Kenya is ranked 48 out of 125 countries when it comes to publishing information to support robust public debate on annual budget estimates. In East Africa, Kenya is ranked at 55 percent, while Rwanda is at 50 percent.

IPF CEO James Muraguri said that because the government collects and spends billions of taxpayer funds to pay for public services, the public has a right to know how that money is allocated and spent.

“Transparency and participation in the budget process are consistently associated with improvements in the quality of the budget, such as a lower deficit, more targeted budget priorities, and increased operational efficiency. These values can also lead to better governance and redirection of spending to marginalized communities,” Muraguri noted.

Muraguri added that by engaging citizens at all stages of budget-making, there will be improved public trust in government, increased civic participation and political know-how, increased tax revenue, and better development outcomes.

“Participatory budgets have been shown to have the potential to build tax morale and increase revenue. This is because budget transparency creates a virtuous cycle in public debt management, leading to lower borrowing costs as well as low debt levels.”

The report comes at a time when there are ongoing budget public hearing sessions spearheaded by the National Assembly Finance and National Planning Committee to give views on the proposed 2024–2025 budget estimates.

The government has come under scrutiny in recent times with discussions on how it spends its allocated budgets given the widening budget deficits.

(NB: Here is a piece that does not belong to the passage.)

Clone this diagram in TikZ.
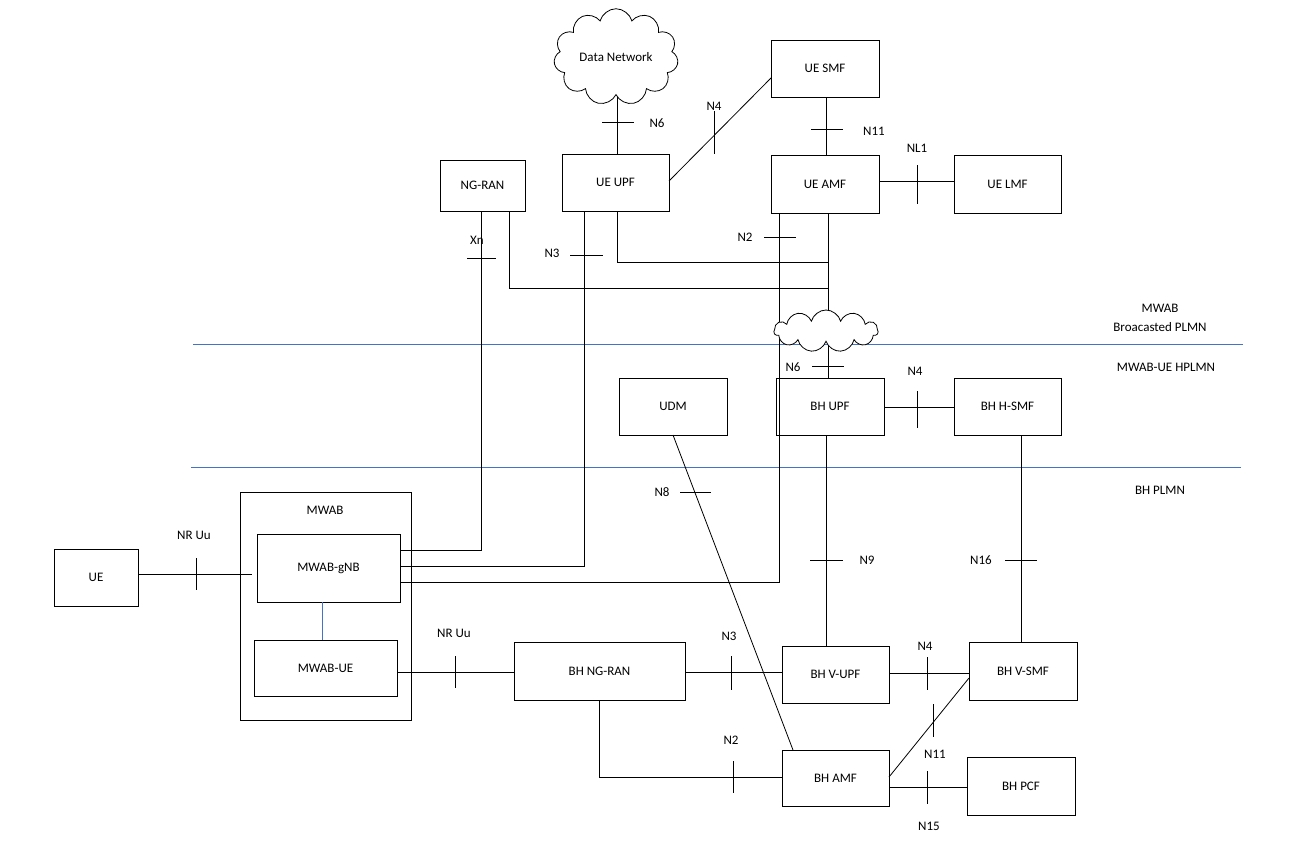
\documentclass[tikz,border=0pt]{standalone}
\usepackage{fontspec}
\setmainfont{Carlito}
\usetikzlibrary{shapes.symbols}
\begin{document}
\begin{tikzpicture}[x=1pt,y=-1pt,font=\fontsize{13}{15}\selectfont,
 box/.style={draw,line width=0.8pt},
 ln/.style={line width=0.8pt},
 bl/.style={draw={rgb,255:red,68;green,114;blue,196},line width=1pt},
 lbl/.style={inner sep=1pt}]
\useasboundingbox (0,0) rectangle (1296,860);
\newcommand{\bx}[5]{\draw[box] (#2,#3) rectangle (#4,#5); \node (#1) at ({(#2+#4)/2},{(#3+#5)/2}) {};}
% boxes
\draw[box] (771,40) rectangle (879,97) node[midway] (smf) {UE SMF};
\draw[box] (562,154) rectangle (669,211) node[midway] (upf) {UE UPF};
\draw[box] (771,155) rectangle (879,213) node[midway] (amf) {UE AMF};
\draw[box] (954,155) rectangle (1061,213) node[midway] (lmf) {UE LMF};
\draw[box] (440,160) rectangle (525,211) node[midway] (ngran) {NG-RAN};
\draw[box] (619,378) rectangle (727,435) node[midway] (udm) {UDM};
\draw[box] (776,378) rectangle (884,435) node[midway] (bhupf) {BH UPF};
\draw[box] (954,378) rectangle (1061,435) node[midway] (hsmf) {BH H-SMF};
\draw[box] (240,492) rectangle (411,720);
\node (mwab) at (325,510) {MWAB};
\draw[box] (257,534) rectangle (400,602) node[midway] (gnb) {MWAB-gNB};
\draw[box] (254,640) rectangle (397,696) node[midway] (mue) {MWAB-UE};
\draw[box] (54,549) rectangle (138,606) node[midway] (ue) {UE};
\draw[box] (514,642) rectangle (685,700) node[midway] (bhran) {BH NG-RAN};
\draw[box] (782,646) rectangle (889,703) node[midway] (vupf) {BH V-UPF};
\draw[box] (969,642) rectangle (1077,700) node[midway] (vsmf) {BH V-SMF};
\draw[box] (782,750) rectangle (889,806) node[midway] (bhamf) {BH AMF};
\draw[box] (967,757) rectangle (1075,815) node[midway] (pcf) {BH PCF};
% clouds
\node[cloud,draw,line width=0.8pt,fill=white,cloud puffs=11,minimum width=118pt,minimum height=78pt,aspect=1.5] (dn) at (616,57) {Data Network};
% blue lines
\draw[bl] (193,344) -- (1243,344);
\draw[bl] (191,467) -- (1241,467);
\node at (1160,308) {MWAB};
\node at (1160,327) {Broacasted PLMN};
\node at (1166,367) {MWAB-UE HPLMN};
\node at (1160,490) {BH PLMN};
% top connectors
\draw[ln] (617,97) -- (617,154); \draw[ln] (602,122)--(634,122); \node at (657,123) {N6};
\draw[ln] (669,181) -- (771,78); \draw[ln] (714,111)--(714,154); \node at (714,106) {N4};
\draw[ln] (826,97) -- (826,155); \draw[ln] (811,129)--(843,129); \node at (874,131) {N11};
\draw[ln] (879,181) -- (954,181); \draw[ln] (917,165)--(917,204); \node at (917,148) {NL1};
% to gNB
\draw[ln] (401,550) -| (481,211); \draw[ln] (467,258)--(496,258); \node at (477,240) {Xn};
\draw[ln] (401,566) -| (584,211); \draw[ln] (570,255)--(603,255); \node at (552,253) {N3};
\draw[ln] (401,582) -| (779,213); \draw[ln] (764,237)--(796,237); \node at (745,237) {N2};
\draw[ln] (509,211) |- (828,288);
\draw[ln] (617,211) |- (828,262);
\draw[ln] (828,213) -- (828,318);
\draw[ln] (828,345) -- (828,378); \draw[ln] (812,366)--(844,366); \node at (793,367) {N6};
\node[cloud,draw,line width=0.8pt,fill=white,cloud puffs=11,minimum width=104pt,minimum height=42pt,aspect=2.5] (cl) at (826,331) {};
\draw[ln] (884,407) -- (954,407); \draw[ln] (917,391)--(917,428); \node at (915,371) {N4};
% lower
\draw[ln] (673,435) -- (793,750); \draw[ln] (680,492)--(711,492); \node at (662,492) {N8};
\draw[ln] (826,435) -- (826,646); \draw[ln] (810,560)--(843,560); \node at (867,560) {N9};
\draw[ln] (1021,435) -- (1021,642); \draw[ln] (1005,560)--(1037,560); \node at (981,560) {N16};
\draw[ln] (138,574) -- (252,574); \draw[ln] (196,558)--(196,590); \node at (194,535) {NR Uu};
\draw[bl] (322,602) -- (322,640);
\draw[ln] (397,672) -- (514,672); \draw[ln] (455,656)--(455,688); \node at (454,633) {NR Uu};
\draw[ln] (685,672) -- (782,672); \draw[ln] (731,656)--(731,690); \node at (729,636) {N3};
\draw[ln] (889,673) -- (969,673); \draw[ln] (927,657)--(927,690); \node at (925,646) {N4};
\draw[ln] (599,700) |- (782,777); \draw[ln] (733,761)--(733,793); \node at (731,740) {N2};
\draw[ln] (889,777) -- (969,678); \draw[ln] (933,704)--(933,737); \node at (935,754) {N11};
\draw[ln] (889,787) -- (967,787); \draw[ln] (927,771)--(927,804); \node at (929,826) {N15};
\end{tikzpicture}
\end{document}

Notably, the Budget and Appropriations Committee approved the expenditure of Sh3.914 trillion.

The estimated revenues from taxes are expected to be Sh3.354 trillion, made up of ordinary revenues of Sh2.913 trillion and appropriations-in-aid of Sh441 billion.

Further, the projected fiscal deficit will be Sh703.9 billion, which is the difference between total revenues and grants and total expenditure and net lending. This fiscal deficit represents 3.9 percent of gross domestic product (GDP).